Very cool! Looks like the paper is here: arxiv.org/abs/2504.17033

TehPers@beehaw.org on 07 Aug 01:08 next collapse

This is awesome! I’m reading through their paper right now, and might try to implement it to see how it works in practice.

TehPers@beehaw.org on 08 Aug 05:36 collapse

In case anyone’s curious, still working on it. It’s not as simple as something like Dijkstra’s algorithm.

What’s really interesting is the requirement that it seems to place on the graph itself. From what I can tell, the graph it wants to use is a graph where each node has a maximum in-degree of 2 and maximum out-degree of 2, with a total degree of no greater than 3. A traditional di-graph can be converted to this format by splitting each node into a strongly connected cycle of nodes, with each node in the cycle containing the in-edge and out-edge needed to maintain that cycle (with weights of 0) plus one of the previous edges.

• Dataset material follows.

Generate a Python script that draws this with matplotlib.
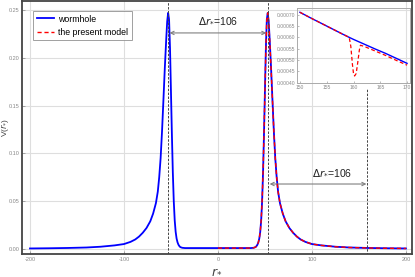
import matplotlib
matplotlib.use("Agg")
import matplotlib.pyplot as plt

# ---- data ----
# wormhole (blue), whole range
r_worm = [-200, -180, -160, -140, -125, -110, -100, -93, -88, -84, -80, -76, -72, -69, -66,
          -64, -62.5, -61, -59.5, -58, -56.5, -55, -54, -53, -52, -51, -50, -49, -48, -47,
          -46, -45, -44, -43, -42, -41, -40, -38, -35, -20, 0,
          20, 35, 38, 40, 41, 42, 43, 44, 45, 46, 47, 48, 49, 50, 51, 52, 53, 54, 55, 56.5,
          58, 59.5, 61, 62.5, 64, 66, 69, 72, 76, 80, 84, 88, 93, 100, 110, 125, 140, 160,
          180, 200]
v_worm = [0.0006, 0.0008, 0.0011, 0.0016, 0.0024, 0.0038, 0.0052, 0.0075, 0.0100, 0.0130,
          0.0170, 0.0220, 0.0290, 0.0370, 0.0480, 0.0600, 0.0750, 0.0950, 0.1230, 0.1560,
          0.1900, 0.2200, 0.2380, 0.2470, 0.2400, 0.2100, 0.1650, 0.1200, 0.0800, 0.0500,
          0.0300, 0.0180, 0.0110, 0.0070, 0.0045, 0.0030, 0.0020, 0.0013, 0.0010, 0.0010,
          0.0010,
          0.0010, 0.0010, 0.0013, 0.0020, 0.0030, 0.0045, 0.0070, 0.0110, 0.0180, 0.0300,
          0.0500, 0.0800, 0.1200, 0.1650, 0.2100, 0.2400, 0.2470, 0.2380, 0.2200, 0.1900,
          0.1560, 0.1230, 0.0950, 0.0750, 0.0600, 0.0480, 0.0370, 0.0290, 0.0220, 0.0170,
          0.0130, 0.0100, 0.0075, 0.0052, 0.0038, 0.0024, 0.0016, 0.0011, 0.0008, 0.0006]

# present model (red), r >= 0
r_model = [0, 20, 35, 38, 40, 41, 42, 43, 44, 45, 46, 47, 48, 49, 50, 51, 52, 53, 54, 55,
           56.5, 58, 59.5, 61, 62.5, 64, 66, 69, 72, 76, 80, 84, 88, 93, 100, 110, 125, 140,
           160, 180, 200]
v_model = [0.0010, 0.0010, 0.0010, 0.0013, 0.0020, 0.0030, 0.0045, 0.0070, 0.0110, 0.0180,
           0.0300, 0.0500, 0.0800, 0.1200, 0.1650, 0.2100, 0.2400, 0.2470, 0.2380, 0.2200,
           0.1900, 0.1560, 0.1230, 0.0950, 0.0750, 0.0600, 0.0480, 0.0370, 0.0290, 0.0220,
           0.0170, 0.0130, 0.0100, 0.0075, 0.0052, 0.0038, 0.0024, 0.0016, 0.0011, 0.0008,
           0.0006]

# inset
r_in_worm = [150, 152, 154, 156, 158, 159.2, 160, 162, 164, 166, 168, 170]
v_in_worm = [0.000711, 0.000686, 0.000662, 0.000638, 0.000614, 0.000600, 0.000591,
             0.000570, 0.000549, 0.000529, 0.000507, 0.000485]
r_in_model = [150, 152, 154, 156, 158, 159.2, 159.5, 159.8, 160.0, 160.2, 160.5, 160.8,
              161.1, 161.3, 162, 164, 166, 168, 170]
v_in_model = [0.000711, 0.000686, 0.000662, 0.000638, 0.000614, 0.000600, 0.000560,
              0.000480, 0.000440, 0.000429, 0.000440, 0.000490, 0.000545, 0.000565,
              0.000560, 0.000540, 0.000520, 0.000498, 0.000477]

peak_positions = [-53, 53, 159]
delta_label = r"$\Delta r_{*}$=106"
x_ticks = [-200, -100, 0, 100, 200]
y_ticks = [0.00, 0.05, 0.10, 0.15, 0.20, 0.25]
inset_x_ticks = [150, 155, 160, 165, 170]
inset_y_ticks = [0.00040, 0.00045, 0.00050, 0.00055, 0.00060, 0.00065, 0.00070]

plt.rcParams['font.family'] = ['Liberation Sans', 'DejaVu Sans']

fig = plt.figure(figsize=(4.15, 2.77), dpi=100)
W, H = 415, 277
ax = fig.add_axes([22 / W, 23 / H, (412 - 22) / W, (276 - 23) / H])

ax.plot(r_worm, v_worm, color='#0000ff', lw=1.3, label='wormhole', zorder=3)
ax.plot(r_model, v_model, color='#ff0000', lw=1.0, ls=(0, (3, 2)),
        label='the present model', zorder=4)

# dashed vertical markers
ax.axvline(peak_positions[0], color='#444444', lw=0.7, ls=(0, (2.5, 1.5)), zorder=5)
ax.axvline(peak_positions[1], color='#444444', lw=0.7, ls=(0, (2.5, 1.5)), zorder=5)
ax.plot([peak_positions[2], peak_positions[2]], [-0.006, 0.168], color='#444444',
        lw=0.7, ls=(0, (2.5, 1.5)), zorder=5)

# arrows
arrow_kw = dict(arrowstyle='<->', color='#808080', lw=0.8, shrinkA=0, shrinkB=0,
                mutation_scale=6)
ax.annotate('', xy=(peak_positions[0] + 1.5, 0.226), xytext=(peak_positions[1] - 1.5, 0.226),
            arrowprops=arrow_kw)
ax.text(0, 0.2385, delta_label, ha='center', va='center', fontsize=7.5, color='#222222')
ax.annotate('', xy=(peak_positions[1] + 2, 0.068), xytext=(peak_positions[2] - 1, 0.068),
            arrowprops=arrow_kw)
ax.text(121, 0.0795, delta_label, ha='center', va='center', fontsize=7.5, color='#222222')

ax.set_xlim(-208.5, 206.5)
ax.set_ylim(-0.0052, 0.2594)
ax.set_xticks(x_ticks)
ax.set_yticks(y_ticks)
ax.set_xticklabels([str(t) for t in x_ticks])
ax.set_yticklabels([f"{t:.2f}" for t in y_ticks])
ax.tick_params(labelsize=4, colors='#888888', length=2, width=0.5, direction='in', pad=2)
ax.grid(True, color='#dedede', lw=0.8, zorder=0)
ax.set_axisbelow(True)
for s in ax.spines.values():
    s.set_color('#444444')
    s.set_linewidth(1.3)

ax.set_xlabel(r"$r_{*}$", fontsize=9, color='#444444', labelpad=2)
ax.set_ylabel(r"V($r_{*}$)", fontsize=6, color='#444444')
ax.yaxis.set_label_coords(-0.027, 0.5)

leg = ax.legend(loc='upper left', bbox_to_anchor=(33 / W, 1 - 11 / H),
                bbox_transform=fig.transFigure, fontsize=6.3, frameon=True,
                fancybox=False, borderpad=0.4, handlelength=2.0, labelspacing=0.5,
                handletextpad=0.5, borderaxespad=0)
leg.get_frame().set_edgecolor('#888888')
leg.get_frame().set_linewidth(0.7)

# inset
axin = fig.add_axes([297 / W, (277 - 83) / H, (410 - 297) / W, (83 - 8) / H])
axin.set_facecolor('none')
axin.plot(r_in_worm, v_in_worm, color='#0000ff', lw=1.0)
axin.plot(r_in_model, v_in_model, color='#ff0000', lw=0.9, ls=(0, (3, 2)))
axin.set_xlim(149.45, 170.55)
axin.set_ylim(0.000398, 0.000730)
axin.set_xticks(inset_x_ticks)
axin.set_yticks(inset_y_ticks)
axin.set_xticklabels([str(t) for t in inset_x_ticks])
axin.set_yticklabels([f"{t:.5f}" for t in inset_y_ticks])
axin.tick_params(labelsize=3.6, colors='#888888', length=1.5, width=0.4, direction='in', pad=1.5)
for s in axin.spines.values():
    s.set_color('#aaaaaa')
    s.set_linewidth(0.7)

fig.savefig('out.png', dpi=100)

Theorerically, this invariant can be held by the graph data structure itself by adding nodes as needed when adding edges. That’s what my implementation is doing to avoid having the cost of converting the graph each time you run the algorithm. In this case, one of these node cycles represents your higher level concept of a node (which I’m calling a node group).

The block-based list is also interesting, and I’ve been having trouble converting it to a data structure in code. I’m still working through the paper though, so hopefully that isn’t too bad to get done.